**WORK TO DO**
Copy the listing verbatim, excluding any images found in it.

**SUPPLIED MATERIAL**

════════════════

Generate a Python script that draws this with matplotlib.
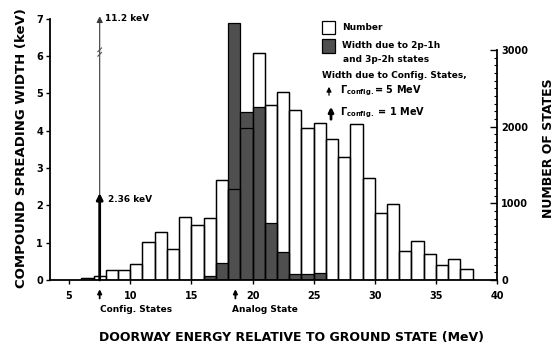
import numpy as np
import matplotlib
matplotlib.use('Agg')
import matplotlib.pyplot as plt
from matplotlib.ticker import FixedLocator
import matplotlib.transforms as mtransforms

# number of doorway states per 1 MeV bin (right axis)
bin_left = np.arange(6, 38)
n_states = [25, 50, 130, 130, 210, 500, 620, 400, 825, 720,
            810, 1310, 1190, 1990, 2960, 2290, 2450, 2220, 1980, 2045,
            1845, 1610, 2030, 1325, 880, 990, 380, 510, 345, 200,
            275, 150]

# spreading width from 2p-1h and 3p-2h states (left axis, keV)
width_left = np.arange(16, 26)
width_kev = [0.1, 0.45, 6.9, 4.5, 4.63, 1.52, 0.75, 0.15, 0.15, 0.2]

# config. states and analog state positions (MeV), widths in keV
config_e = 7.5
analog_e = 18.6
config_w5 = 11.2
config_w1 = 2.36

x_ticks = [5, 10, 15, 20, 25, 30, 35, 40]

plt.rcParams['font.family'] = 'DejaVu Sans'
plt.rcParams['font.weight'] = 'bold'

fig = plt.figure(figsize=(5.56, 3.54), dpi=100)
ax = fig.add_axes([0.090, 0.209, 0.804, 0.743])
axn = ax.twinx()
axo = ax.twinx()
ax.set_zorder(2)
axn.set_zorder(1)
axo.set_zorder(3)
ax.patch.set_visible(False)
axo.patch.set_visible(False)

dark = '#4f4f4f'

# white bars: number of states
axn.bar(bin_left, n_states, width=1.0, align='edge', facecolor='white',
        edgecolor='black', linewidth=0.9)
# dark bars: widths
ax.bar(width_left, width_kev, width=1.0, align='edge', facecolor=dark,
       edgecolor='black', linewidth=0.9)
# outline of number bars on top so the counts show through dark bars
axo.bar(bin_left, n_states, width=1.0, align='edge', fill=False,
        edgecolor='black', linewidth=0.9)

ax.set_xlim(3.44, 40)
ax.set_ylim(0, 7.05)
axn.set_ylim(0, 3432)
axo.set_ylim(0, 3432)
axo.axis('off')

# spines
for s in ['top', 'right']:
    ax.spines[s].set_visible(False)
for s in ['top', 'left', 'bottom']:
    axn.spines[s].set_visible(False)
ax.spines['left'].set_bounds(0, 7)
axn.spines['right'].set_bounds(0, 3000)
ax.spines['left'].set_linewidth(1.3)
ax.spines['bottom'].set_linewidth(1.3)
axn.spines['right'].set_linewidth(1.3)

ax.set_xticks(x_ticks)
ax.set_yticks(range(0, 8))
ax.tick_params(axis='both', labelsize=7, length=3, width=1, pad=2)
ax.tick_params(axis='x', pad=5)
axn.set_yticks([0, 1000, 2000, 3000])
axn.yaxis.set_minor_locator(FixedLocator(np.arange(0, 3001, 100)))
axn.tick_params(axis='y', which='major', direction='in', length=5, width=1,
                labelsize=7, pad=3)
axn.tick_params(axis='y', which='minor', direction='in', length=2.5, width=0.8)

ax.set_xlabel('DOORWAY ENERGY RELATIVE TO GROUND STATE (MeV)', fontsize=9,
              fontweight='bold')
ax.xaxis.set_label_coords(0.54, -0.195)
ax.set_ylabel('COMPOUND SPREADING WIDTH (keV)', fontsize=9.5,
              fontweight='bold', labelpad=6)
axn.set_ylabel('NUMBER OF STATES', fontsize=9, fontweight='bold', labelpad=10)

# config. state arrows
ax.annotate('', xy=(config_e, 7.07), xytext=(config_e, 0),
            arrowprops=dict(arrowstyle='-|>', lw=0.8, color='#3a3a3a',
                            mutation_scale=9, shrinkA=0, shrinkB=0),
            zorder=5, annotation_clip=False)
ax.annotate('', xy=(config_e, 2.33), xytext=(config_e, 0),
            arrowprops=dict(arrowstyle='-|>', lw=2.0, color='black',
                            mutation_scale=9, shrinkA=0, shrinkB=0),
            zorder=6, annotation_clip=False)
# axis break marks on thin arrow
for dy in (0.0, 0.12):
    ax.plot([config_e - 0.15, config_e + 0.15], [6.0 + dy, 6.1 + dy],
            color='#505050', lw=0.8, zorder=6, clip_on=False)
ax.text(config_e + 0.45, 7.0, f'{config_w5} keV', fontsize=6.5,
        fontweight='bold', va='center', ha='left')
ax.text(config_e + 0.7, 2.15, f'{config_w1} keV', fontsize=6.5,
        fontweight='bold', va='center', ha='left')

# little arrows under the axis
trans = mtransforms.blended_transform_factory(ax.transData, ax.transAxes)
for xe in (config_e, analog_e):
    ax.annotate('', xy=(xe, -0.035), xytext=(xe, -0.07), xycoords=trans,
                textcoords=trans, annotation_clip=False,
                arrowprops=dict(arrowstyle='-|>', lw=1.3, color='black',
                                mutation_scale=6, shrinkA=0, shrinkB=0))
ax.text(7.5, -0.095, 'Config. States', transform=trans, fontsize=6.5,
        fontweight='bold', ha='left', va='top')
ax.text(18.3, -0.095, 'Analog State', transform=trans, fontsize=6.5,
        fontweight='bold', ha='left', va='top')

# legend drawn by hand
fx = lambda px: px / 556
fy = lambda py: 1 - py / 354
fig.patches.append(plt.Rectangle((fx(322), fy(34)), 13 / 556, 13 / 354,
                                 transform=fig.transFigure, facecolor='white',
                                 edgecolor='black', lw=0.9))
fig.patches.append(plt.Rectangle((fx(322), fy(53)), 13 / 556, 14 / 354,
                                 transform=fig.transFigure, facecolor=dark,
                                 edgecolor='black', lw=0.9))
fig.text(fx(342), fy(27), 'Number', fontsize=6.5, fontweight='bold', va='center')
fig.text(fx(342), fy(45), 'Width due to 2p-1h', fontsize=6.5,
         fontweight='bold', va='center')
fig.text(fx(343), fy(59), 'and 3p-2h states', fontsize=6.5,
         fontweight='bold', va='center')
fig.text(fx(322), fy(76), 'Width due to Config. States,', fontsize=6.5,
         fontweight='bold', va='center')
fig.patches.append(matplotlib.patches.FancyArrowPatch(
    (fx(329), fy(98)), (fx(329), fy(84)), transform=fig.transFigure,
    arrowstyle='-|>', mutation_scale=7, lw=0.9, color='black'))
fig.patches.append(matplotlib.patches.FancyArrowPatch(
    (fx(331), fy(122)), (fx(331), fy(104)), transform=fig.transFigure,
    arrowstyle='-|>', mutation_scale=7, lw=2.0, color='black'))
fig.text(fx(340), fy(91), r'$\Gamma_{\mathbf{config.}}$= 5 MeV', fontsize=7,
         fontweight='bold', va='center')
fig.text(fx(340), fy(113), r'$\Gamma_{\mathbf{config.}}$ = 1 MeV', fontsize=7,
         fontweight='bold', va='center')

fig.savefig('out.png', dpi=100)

════════════════

**SOLUTION TO THIS PROBLEM**
Generate a Python script that draws this with matplotlib.
import numpy as np
import matplotlib
matplotlib.use('Agg')
import matplotlib.pyplot as plt
from matplotlib.ticker import FixedLocator
import matplotlib.transforms as mtransforms

# number of doorway states per 1 MeV bin (right axis)
bin_left = np.arange(6, 38)
n_states = [25, 50, 130, 130, 210, 500, 620, 400, 825, 720,
            810, 1310, 1190, 1990, 2960, 2290, 2450, 2220, 1980, 2045,
            1845, 1610, 2030, 1325, 880, 990, 380, 510, 345, 200,
            275, 150]

# spreading width from 2p-1h and 3p-2h states (left axis, keV)
width_left = np.arange(16, 26)
width_kev = [0.1, 0.45, 6.9, 4.5, 4.63, 1.52, 0.75, 0.15, 0.15, 0.2]

# config. states and analog state positions (MeV), widths in keV
config_e = 7.5
analog_e = 18.6
config_w5 = 11.2
config_w1 = 2.36

x_ticks = [5, 10, 15, 20, 25, 30, 35, 40]

plt.rcParams['font.family'] = 'DejaVu Sans'
plt.rcParams['font.weight'] = 'bold'

fig = plt.figure(figsize=(5.56, 3.54), dpi=100)
ax = fig.add_axes([0.090, 0.209, 0.804, 0.743])
axn = ax.twinx()
axo = ax.twinx()
ax.set_zorder(2)
axn.set_zorder(1)
axo.set_zorder(3)
ax.patch.set_visible(False)
axo.patch.set_visible(False)

dark = '#4f4f4f'

# white bars: number of states
axn.bar(bin_left, n_states, width=1.0, align='edge', facecolor='white',
        edgecolor='black', linewidth=0.9)
# dark bars: widths
ax.bar(width_left, width_kev, width=1.0, align='edge', facecolor=dark,
       edgecolor='black', linewidth=0.9)
# outline of number bars on top so the counts show through dark bars
axo.bar(bin_left, n_states, width=1.0, align='edge', fill=False,
        edgecolor='black', linewidth=0.9)

ax.set_xlim(3.44, 40)
ax.set_ylim(0, 7.05)
axn.set_ylim(0, 3432)
axo.set_ylim(0, 3432)
axo.axis('off')

# spines
for s in ['top', 'right']:
    ax.spines[s].set_visible(False)
for s in ['top', 'left', 'bottom']:
    axn.spines[s].set_visible(False)
ax.spines['left'].set_bounds(0, 7)
axn.spines['right'].set_bounds(0, 3000)
ax.spines['left'].set_linewidth(1.3)
ax.spines['bottom'].set_linewidth(1.3)
axn.spines['right'].set_linewidth(1.3)

ax.set_xticks(x_ticks)
ax.set_yticks(range(0, 8))
ax.tick_params(axis='both', labelsize=7, length=3, width=1, pad=2)
ax.tick_params(axis='x', pad=5)
axn.set_yticks([0, 1000, 2000, 3000])
axn.yaxis.set_minor_locator(FixedLocator(np.arange(0, 3001, 100)))
axn.tick_params(axis='y', which='major', direction='in', length=5, width=1,
                labelsize=7, pad=3)
axn.tick_params(axis='y', which='minor', direction='in', length=2.5, width=0.8)

ax.set_xlabel('DOORWAY ENERGY RELATIVE TO GROUND STATE (MeV)', fontsize=9,
              fontweight='bold')
ax.xaxis.set_label_coords(0.54, -0.195)
ax.set_ylabel('COMPOUND SPREADING WIDTH (keV)', fontsize=9.5,
              fontweight='bold', labelpad=6)
axn.set_ylabel('NUMBER OF STATES', fontsize=9, fontweight='bold', labelpad=10)

# config. state arrows
ax.annotate('', xy=(config_e, 7.07), xytext=(config_e, 0),
            arrowprops=dict(arrowstyle='-|>', lw=0.8, color='#3a3a3a',
                            mutation_scale=9, shrinkA=0, shrinkB=0),
            zorder=5, annotation_clip=False)
ax.annotate('', xy=(config_e, 2.33), xytext=(config_e, 0),
            arrowprops=dict(arrowstyle='-|>', lw=2.0, color='black',
                            mutation_scale=9, shrinkA=0, shrinkB=0),
            zorder=6, annotation_clip=False)
# axis break marks on thin arrow
for dy in (0.0, 0.12):
    ax.plot([config_e - 0.15, config_e + 0.15], [6.0 + dy, 6.1 + dy],
            color='#505050', lw=0.8, zorder=6, clip_on=False)
ax.text(config_e + 0.45, 7.0, f'{config_w5} keV', fontsize=6.5,
        fontweight='bold', va='center', ha='left')
ax.text(config_e + 0.7, 2.15, f'{config_w1} keV', fontsize=6.5,
        fontweight='bold', va='center', ha='left')

# little arrows under the axis
trans = mtransforms.blended_transform_factory(ax.transData, ax.transAxes)
for xe in (config_e, analog_e):
    ax.annotate('', xy=(xe, -0.035), xytext=(xe, -0.07), xycoords=trans,
                textcoords=trans, annotation_clip=False,
                arrowprops=dict(arrowstyle='-|>', lw=1.3, color='black',
                                mutation_scale=6, shrinkA=0, shrinkB=0))
ax.text(7.5, -0.095, 'Config. States', transform=trans, fontsize=6.5,
        fontweight='bold', ha='left', va='top')
ax.text(18.3, -0.095, 'Analog State', transform=trans, fontsize=6.5,
        fontweight='bold', ha='left', va='top')

# legend drawn by hand
fx = lambda px: px / 556
fy = lambda py: 1 - py / 354
fig.patches.append(plt.Rectangle((fx(322), fy(34)), 13 / 556, 13 / 354,
                                 transform=fig.transFigure, facecolor='white',
                                 edgecolor='black', lw=0.9))
fig.patches.append(plt.Rectangle((fx(322), fy(53)), 13 / 556, 14 / 354,
                                 transform=fig.transFigure, facecolor=dark,
                                 edgecolor='black', lw=0.9))
fig.text(fx(342), fy(27), 'Number', fontsize=6.5, fontweight='bold', va='center')
fig.text(fx(342), fy(45), 'Width due to 2p-1h', fontsize=6.5,
         fontweight='bold', va='center')
fig.text(fx(343), fy(59), 'and 3p-2h states', fontsize=6.5,
         fontweight='bold', va='center')
fig.text(fx(322), fy(76), 'Width due to Config. States,', fontsize=6.5,
         fontweight='bold', va='center')
fig.patches.append(matplotlib.patches.FancyArrowPatch(
    (fx(329), fy(98)), (fx(329), fy(84)), transform=fig.transFigure,
    arrowstyle='-|>', mutation_scale=7, lw=0.9, color='black'))
fig.patches.append(matplotlib.patches.FancyArrowPatch(
    (fx(331), fy(122)), (fx(331), fy(104)), transform=fig.transFigure,
    arrowstyle='-|>', mutation_scale=7, lw=2.0, color='black'))
fig.text(fx(340), fy(91), r'$\Gamma_{\mathbf{config.}}$= 5 MeV', fontsize=7,
         fontweight='bold', va='center')
fig.text(fx(340), fy(113), r'$\Gamma_{\mathbf{config.}}$ = 1 MeV', fontsize=7,
         fontweight='bold', va='center')

fig.savefig('out.png', dpi=100)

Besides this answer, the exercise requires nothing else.